One can thus speak of the Roman or Latin Church. It has a hierarchy, its own mechanisms of governance under the Patriarch of the West, laws set out in the 1983 Code of Canon Law, and is ultimately subject to the Supreme Pontiff, who in this case is also Patriarch. Likewise, one can speak of an Eastern Catholic Church, such as the Ukrainian Catholic Church, which has an identifiable hierarchy under the Patriarch of Lvov, Ukraine, is governed by its own law, under the aforementioned Code of Canons of the Eastern Churches, and is ultimately subject to the Supreme Pontiff, as every Catholic Church is (Code of Canons of the Eastern Churches, canons 43-48). Thus, when speaking of Eastern Catholics it is correct to speak of them as belonging to Eastern Catholic Churches, and as individuals to specific Eastern Catholic Churches.
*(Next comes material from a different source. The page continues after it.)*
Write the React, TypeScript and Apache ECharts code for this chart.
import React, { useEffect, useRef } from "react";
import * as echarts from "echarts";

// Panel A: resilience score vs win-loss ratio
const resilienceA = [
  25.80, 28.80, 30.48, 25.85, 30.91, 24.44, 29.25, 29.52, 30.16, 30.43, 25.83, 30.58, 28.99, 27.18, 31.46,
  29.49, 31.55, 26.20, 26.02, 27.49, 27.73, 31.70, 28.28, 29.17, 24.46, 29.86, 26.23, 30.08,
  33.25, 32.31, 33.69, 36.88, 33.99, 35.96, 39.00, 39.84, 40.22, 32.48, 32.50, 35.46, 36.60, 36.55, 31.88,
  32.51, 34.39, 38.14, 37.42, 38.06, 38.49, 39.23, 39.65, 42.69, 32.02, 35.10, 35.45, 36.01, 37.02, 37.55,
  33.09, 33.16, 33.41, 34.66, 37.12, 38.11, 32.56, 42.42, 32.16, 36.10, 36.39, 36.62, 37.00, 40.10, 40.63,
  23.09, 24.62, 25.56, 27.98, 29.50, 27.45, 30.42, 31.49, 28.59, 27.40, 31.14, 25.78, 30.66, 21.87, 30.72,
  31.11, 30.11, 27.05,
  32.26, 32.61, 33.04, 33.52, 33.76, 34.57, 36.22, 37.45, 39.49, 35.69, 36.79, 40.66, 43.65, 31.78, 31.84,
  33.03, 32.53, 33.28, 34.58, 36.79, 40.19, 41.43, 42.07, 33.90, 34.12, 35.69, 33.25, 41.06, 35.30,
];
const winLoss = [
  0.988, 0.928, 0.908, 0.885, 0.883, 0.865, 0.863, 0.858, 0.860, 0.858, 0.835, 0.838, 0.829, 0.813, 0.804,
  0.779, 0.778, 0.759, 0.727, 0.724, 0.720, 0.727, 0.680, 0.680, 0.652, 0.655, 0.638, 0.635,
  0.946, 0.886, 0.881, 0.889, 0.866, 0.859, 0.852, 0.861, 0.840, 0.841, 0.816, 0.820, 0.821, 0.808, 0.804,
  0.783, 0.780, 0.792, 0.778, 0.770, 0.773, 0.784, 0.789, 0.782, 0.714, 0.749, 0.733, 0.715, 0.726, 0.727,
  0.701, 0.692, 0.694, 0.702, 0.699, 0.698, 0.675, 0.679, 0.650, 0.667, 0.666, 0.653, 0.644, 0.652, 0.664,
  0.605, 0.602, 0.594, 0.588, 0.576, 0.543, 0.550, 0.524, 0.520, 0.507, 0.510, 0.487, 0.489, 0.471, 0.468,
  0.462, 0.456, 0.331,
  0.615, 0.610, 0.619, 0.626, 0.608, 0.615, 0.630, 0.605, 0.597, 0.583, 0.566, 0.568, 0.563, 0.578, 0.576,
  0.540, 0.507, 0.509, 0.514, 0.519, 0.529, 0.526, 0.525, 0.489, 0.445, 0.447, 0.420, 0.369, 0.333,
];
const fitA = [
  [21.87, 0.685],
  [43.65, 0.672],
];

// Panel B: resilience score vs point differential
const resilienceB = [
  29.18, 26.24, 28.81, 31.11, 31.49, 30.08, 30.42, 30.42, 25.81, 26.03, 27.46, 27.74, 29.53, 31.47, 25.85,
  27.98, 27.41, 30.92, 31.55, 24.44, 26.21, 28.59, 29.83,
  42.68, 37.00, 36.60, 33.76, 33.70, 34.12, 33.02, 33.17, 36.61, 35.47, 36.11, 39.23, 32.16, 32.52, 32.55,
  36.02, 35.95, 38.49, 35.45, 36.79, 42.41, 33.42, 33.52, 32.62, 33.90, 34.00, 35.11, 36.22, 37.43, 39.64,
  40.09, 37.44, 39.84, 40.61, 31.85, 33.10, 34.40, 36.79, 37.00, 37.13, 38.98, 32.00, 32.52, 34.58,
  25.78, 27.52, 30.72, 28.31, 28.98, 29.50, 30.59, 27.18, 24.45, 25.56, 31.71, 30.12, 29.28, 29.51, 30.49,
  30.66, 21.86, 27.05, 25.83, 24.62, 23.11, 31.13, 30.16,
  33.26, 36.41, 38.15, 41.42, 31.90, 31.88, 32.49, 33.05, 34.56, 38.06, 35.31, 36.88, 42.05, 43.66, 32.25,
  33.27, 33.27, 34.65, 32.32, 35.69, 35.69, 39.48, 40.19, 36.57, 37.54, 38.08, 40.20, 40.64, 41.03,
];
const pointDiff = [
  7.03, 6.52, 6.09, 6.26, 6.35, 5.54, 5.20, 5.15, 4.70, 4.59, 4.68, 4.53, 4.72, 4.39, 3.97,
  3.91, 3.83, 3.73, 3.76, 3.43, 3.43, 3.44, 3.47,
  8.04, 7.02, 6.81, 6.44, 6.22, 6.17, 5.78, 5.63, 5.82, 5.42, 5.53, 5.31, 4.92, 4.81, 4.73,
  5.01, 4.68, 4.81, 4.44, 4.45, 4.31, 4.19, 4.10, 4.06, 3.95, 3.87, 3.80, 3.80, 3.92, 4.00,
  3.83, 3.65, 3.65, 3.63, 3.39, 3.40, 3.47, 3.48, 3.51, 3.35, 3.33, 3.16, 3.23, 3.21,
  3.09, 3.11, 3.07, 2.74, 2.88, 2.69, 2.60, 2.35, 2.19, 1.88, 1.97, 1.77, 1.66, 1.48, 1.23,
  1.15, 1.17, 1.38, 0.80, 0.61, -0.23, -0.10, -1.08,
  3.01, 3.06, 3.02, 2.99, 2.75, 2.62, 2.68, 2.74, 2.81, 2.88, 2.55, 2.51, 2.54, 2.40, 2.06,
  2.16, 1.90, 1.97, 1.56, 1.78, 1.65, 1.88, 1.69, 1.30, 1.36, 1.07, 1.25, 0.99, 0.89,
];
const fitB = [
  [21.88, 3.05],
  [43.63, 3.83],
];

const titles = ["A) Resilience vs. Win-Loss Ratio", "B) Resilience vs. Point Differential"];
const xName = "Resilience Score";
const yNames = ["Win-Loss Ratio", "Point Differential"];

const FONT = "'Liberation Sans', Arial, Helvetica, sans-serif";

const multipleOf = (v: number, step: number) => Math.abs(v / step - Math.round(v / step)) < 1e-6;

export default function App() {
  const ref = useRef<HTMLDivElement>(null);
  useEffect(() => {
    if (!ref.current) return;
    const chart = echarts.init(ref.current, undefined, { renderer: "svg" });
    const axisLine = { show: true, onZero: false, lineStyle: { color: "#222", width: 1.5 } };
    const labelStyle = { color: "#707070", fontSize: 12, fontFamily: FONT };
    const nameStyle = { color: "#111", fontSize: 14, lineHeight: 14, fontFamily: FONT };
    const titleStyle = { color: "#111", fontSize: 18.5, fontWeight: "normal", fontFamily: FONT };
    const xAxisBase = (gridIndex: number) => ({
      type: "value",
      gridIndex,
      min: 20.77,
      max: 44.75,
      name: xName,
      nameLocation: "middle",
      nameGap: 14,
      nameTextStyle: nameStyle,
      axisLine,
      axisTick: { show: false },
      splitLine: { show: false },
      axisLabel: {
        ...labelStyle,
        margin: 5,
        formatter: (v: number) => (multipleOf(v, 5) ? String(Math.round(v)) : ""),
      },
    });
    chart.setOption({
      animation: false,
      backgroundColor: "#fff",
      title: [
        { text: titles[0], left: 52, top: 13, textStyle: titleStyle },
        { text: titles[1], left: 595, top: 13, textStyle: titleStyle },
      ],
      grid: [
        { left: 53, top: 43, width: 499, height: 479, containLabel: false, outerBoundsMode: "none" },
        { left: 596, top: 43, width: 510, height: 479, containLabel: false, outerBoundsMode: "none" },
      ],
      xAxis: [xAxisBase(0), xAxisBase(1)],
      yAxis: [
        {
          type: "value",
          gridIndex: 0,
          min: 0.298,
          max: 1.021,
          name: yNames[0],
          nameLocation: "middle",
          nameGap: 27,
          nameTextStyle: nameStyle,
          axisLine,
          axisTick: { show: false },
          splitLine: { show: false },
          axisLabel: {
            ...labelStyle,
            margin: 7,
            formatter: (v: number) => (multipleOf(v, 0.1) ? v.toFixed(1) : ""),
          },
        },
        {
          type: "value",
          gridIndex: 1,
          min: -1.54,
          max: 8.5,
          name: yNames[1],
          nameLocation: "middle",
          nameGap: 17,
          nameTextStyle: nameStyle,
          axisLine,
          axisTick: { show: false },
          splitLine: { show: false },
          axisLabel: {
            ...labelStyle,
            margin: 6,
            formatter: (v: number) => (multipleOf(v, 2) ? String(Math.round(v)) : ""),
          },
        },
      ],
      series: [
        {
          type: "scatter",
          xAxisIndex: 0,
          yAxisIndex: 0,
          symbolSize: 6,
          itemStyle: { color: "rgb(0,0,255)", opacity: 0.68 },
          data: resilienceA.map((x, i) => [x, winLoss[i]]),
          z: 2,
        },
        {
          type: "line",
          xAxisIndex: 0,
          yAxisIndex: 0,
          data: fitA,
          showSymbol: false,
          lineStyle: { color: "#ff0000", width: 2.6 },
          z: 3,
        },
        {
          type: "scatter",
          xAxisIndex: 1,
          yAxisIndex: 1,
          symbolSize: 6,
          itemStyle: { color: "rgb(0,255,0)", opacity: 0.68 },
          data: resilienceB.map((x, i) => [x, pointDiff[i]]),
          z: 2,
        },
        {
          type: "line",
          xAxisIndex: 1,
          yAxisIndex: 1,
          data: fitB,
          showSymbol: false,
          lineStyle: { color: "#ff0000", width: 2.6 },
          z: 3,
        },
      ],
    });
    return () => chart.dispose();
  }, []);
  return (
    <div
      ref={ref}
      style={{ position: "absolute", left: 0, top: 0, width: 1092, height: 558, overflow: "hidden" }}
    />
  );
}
 A Rite is a specific form or way to celebrate the Eucharistic and sacramental liturgies of the Church. When the Gospel was brought to different peoples, its essential sacramental elements were inculturated into those societies through different ritual forms, so that they would be meaningful and understandable to them while expressing the divine mysteries they contained. There is thus more than one Rite in the Church, although because of its size most Catholics and non-Catholics associate the Latin or Roman Rite with Catholicism. The Code of Canons of the Eastern Churches describes rites this way in canon 28, 

1. A rite is the liturgical, theological, spiritual and disciplinary patrimony, culture and circumstances of history of a distinct people, by which its own manner of living the faith is manifested in each Church sui iuis.

2. The rites treated in this code, unless otherwise stated, are those which arise from the Alexandrian, Antiochene, Armenian, Chaldean and Constantinopolitan traditions.
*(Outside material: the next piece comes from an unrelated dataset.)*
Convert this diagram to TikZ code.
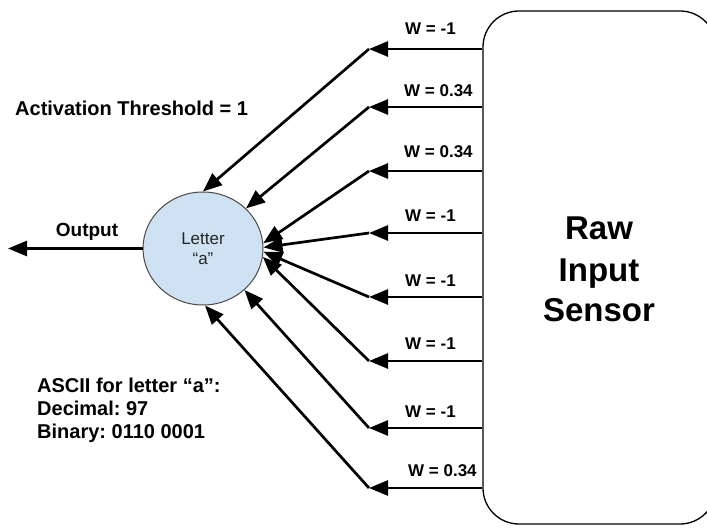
\documentclass[tikz,border=0pt]{standalone}
\usepackage{fontspec}
\setmainfont{Liberation Sans}
\frenchspacing
\usetikzlibrary{arrows.meta,shapes.geometric}
\definecolor{nfill}{HTML}{CFE2F3}
\definecolor{nline}{HTML}{4A4A4A}
\begin{document}
\begin{tikzpicture}[x=1pt,y=-1pt,
  conn/.style={line width=2.7pt,-{Triangle[length=19pt,width=15pt]}},
  wlab/.style={font=\bfseries\fontsize{17}{20}\selectfont, anchor=base west, inner sep=0},
  txt/.style={font=\bfseries\fontsize{20}{23}\selectfont, anchor=base west, inner sep=0},
  bigtxt/.style={font=\bfseries\fontsize{33}{41}\selectfont, anchor=base, inner sep=0}]
\useasboundingbox (0,0) rectangle (707,529);
\clip (0,0) rectangle (707,529);
% sensor box
\node[draw, line width=1.3pt, rounded corners=36pt, minimum width=233pt, minimum height=513pt, inner sep=0] (sensor) at (599.5,267.5) {};
\node[bigtxt] (s1) at (599,240) {Raw};
\node[bigtxt] (s2) at (599,282) {Input};
\node[bigtxt] (s3) at (599,322) {Sensor};
% neuron
\node[ellipse, draw=nline, line width=1pt, fill=nfill, minimum width=120pt, minimum height=113pt, inner sep=0,
  align=center, font=\fontsize{17}{20}\selectfont, text=black!85] (neuron) at (203,248.5) {Letter\\“a”};
% tips
\coordinate (t1) at (369,49);
\coordinate (t2) at (369,107);
\coordinate (t3) at (369,171);
\coordinate (t4) at (369,233);
\coordinate (t5) at (369,297);
\coordinate (t6) at (369,361);
\coordinate (t7) at (369,428);
\coordinate (t8) at (369,488);
\foreach \i in {1,...,8}{\draw[conn] (sensor.west |- t\i) -- (t\i);}
\draw[conn] (t1) -- (neuron.90);
\draw[conn] (t2) -- (neuron.43);
\draw[conn] (t3) -- (neuron.5);
\draw[conn] (t4) -- (neuron.1);
\draw[conn] (t5) -- (neuron.-3);
\draw[conn] (t6) -- (neuron.-8);
\draw[conn] (t7) -- (neuron.-45);
\draw[conn] (t8) -- (neuron.-88);
% weight labels
\node[wlab] (w1) at (405,35) {W = -1};
\node[wlab] (w2) at (404,97) {W = 0.34};
\node[wlab] (w3) at (404,158) {W = 0.34};
\node[wlab] (w4) at (405,222) {W = -1};
\node[wlab] (w5) at (405,287) {W = -1};
\node[wlab] (w6) at (405,350) {W = -1};
\node[wlab] (w7) at (405,417) {W = -1};
\node[wlab] (w8) at (408,476) {W = 0.34};
% output
\coordinate (out) at (8,248.5);
\draw[conn] (neuron.west) -- (out);
\node[txt, anchor=base, font=\bfseries\fontsize{19}{22}\selectfont] (outlab) at (87,237) {Output};
% texts
\node[txt] (thr) at (15,116) {Activation Threshold = 1};
\node[txt] (a1) at (37,392) {ASCII for letter “a”:};
\node[txt] (a2) at (37,415) {Decimal: 97};
\node[txt] (a3) at (37,438) {Binary: 0110 0001};
\end{tikzpicture}
\end{document}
Since several Eastern Catholic Churches can share the same "liturgical, spiritual and disciplinary patrimony," for example, the Constantinopolitan or Byzantine (see FAQ mentioned above), and share them with Churches not in communion with Rome, the expression "Eastern Rites" only applies in the limited context of the various Eastern historical, liturgical and theological patrimonies. Eastern Catholics belong to Churches, therefore, not Rites.
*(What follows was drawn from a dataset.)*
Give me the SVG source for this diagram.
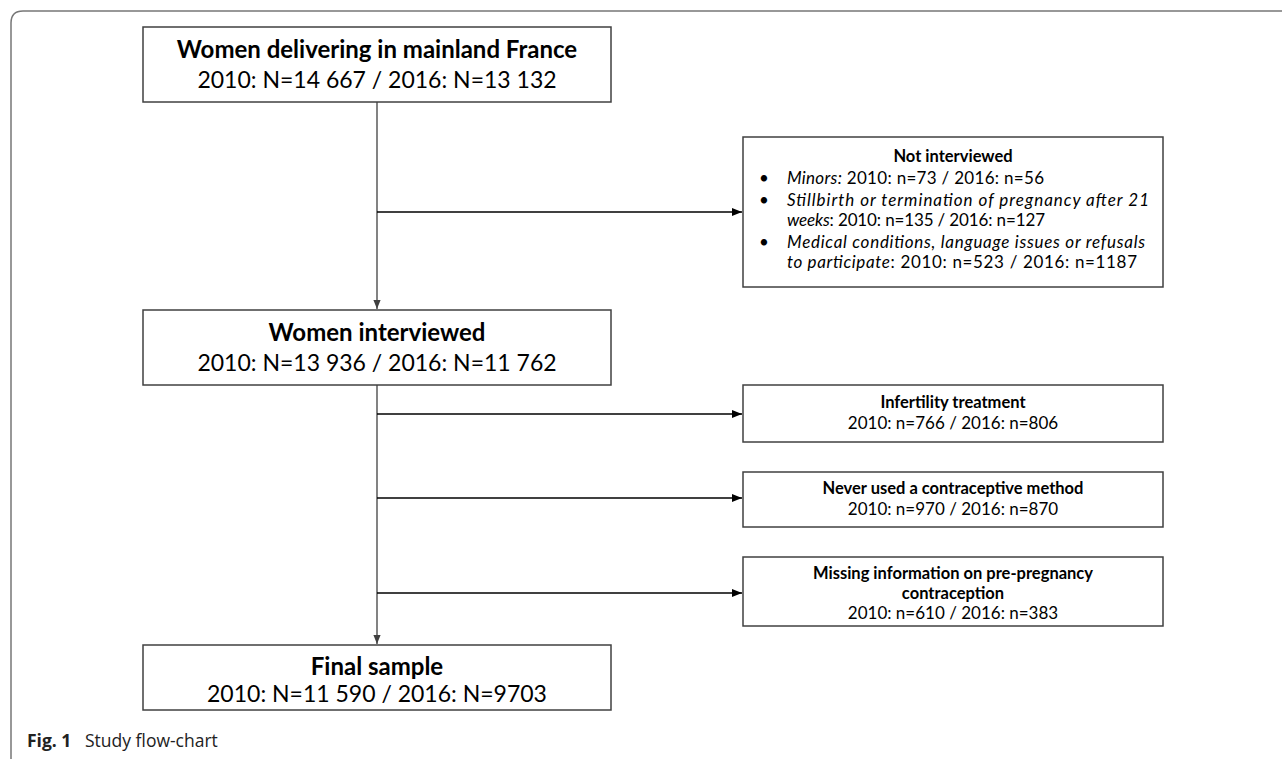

Sister Churches. It has become quite common to speak of Sister Churches, both in connection with the relation of the separated Churches of the East (e.g. the Orthodox) with Rome, as well as the Eastern Catholic Churches with Rome. This is possible because all the Churches in question have a valid hierarchy. (This term can thus never be applied to the ecclesial bodies derived from the Reformation, as they lack a valid hierarchy.)   

While useful ecumenically, the term is only valid within certain theological limits, which were specified in 2000 by the Congregation for the Doctrine of the Faith. In this instruction the Holy See makes clear that the use of this expression, with respect to Rome in particular, does not derogate from the prerogatives given in Divine Law to the Apostolic See. (see Note on the Expression "Sister Churches")

Thus, Rome as the See of Peter is the Mother Church of Christendom. Considered solely as a diocese she is a sister of every other local Church, since each local Church (with a bishop, presbyterate and diaconate representing Christ the Head, and the people His Body) is fully a sign of the whole Church, the whole Mystical Christ. Also, each ritual Church (Latin, Ukrainian, Byzantine, Maronite, Syro-Malabar, Coptic etc.) can be considered a sister of every other ritual Church. 

Some have suggested that Rome cannot be both a sister and a mother. The language is not only NOT inconsistent but very Scriptural. Thus, in the Song of Songs the Bridegroom calls his Bride his sister (Song 4:9-10). It is the language of love, that is of a deeply shared spiritual communion. Likewise, the Church is the Bride of Christ, but also His Body. Different human realities convey different aspects of the mystery which is the Church. They complement, not contradict. It is thus true that the Roman Church is both sister to all Catholic Churches and Mother of them all. And in the sense explained by the Congregation, she is "sister" to the ancient Christian Churches of the East, as well.